La noble et riche Saskia avait été l’ornement de sa vie ; l’humble Hendrickje, celle qu’on appelait « la paysanne de Ransdorp, » fut pour lui la meilleure, la plus attentive, la plus fidèle des ménagères, et s’il n’avait tenu qu’à elle, ses affaires se seraient peut-être arrangées. Il n’est pas prouvé qu’elle sût lire, et sûrement elle ne savait pas écrire, car elle a fait une croix au bas des actes où elle est intervenue. Mais elle avait un grand cœur, rien ne lassa son dévoûment, elle s’employa sans relâche à adoucir des maux qu’elle ne pouvait guérir.
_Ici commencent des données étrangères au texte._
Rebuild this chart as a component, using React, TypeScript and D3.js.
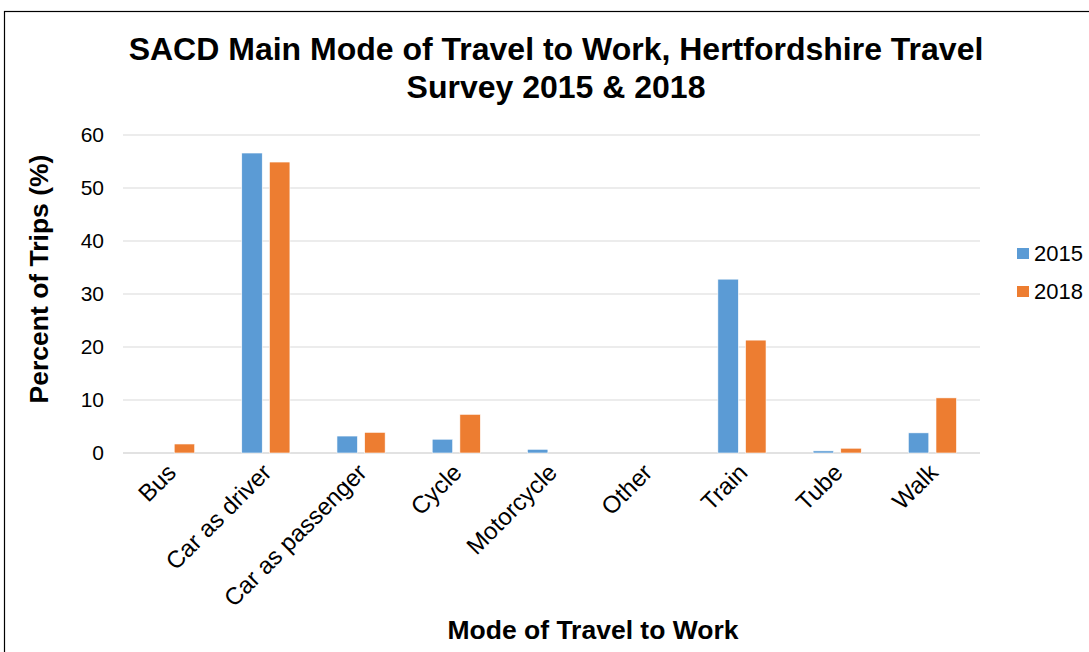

Quand ce grand enfant fut à la merci des procéduriers, elle le prit sous sa tutelle et se chargea de le faire vivre. Malheureusement elle mourut avant lui, et désormais il s’enfonça de plus en plus dans sa noire misère. Qu’importait après tout ? Lorsqu’il s’était assis devant son chevalet, il oubliait bientôt qu’il y a dans ce monde des créanciers, des hommes de loi, des prêteurs à la petite semaine, et la seule affaire qui lui parût sérieuse était de savoir comment il devait s’y prendre pour que ses ombres fussent chaudes et dorées.

Qu’un homme de génie, qui ne sait pas gouverner son cœur et ses désirs, finisse par tomber dans la misère, cela s’est vu souvent. Mais comment a-t-il pu se faire que le plus admirable peintre qu’ait produit la Hollande, celui que la postérité devait placer au rang des plus grands maîtres, ait été si peu de temps à la mode, que ses contemporains l’aient délaissé si vite pour des rivaux qu’on n’ose plus lui comparer ?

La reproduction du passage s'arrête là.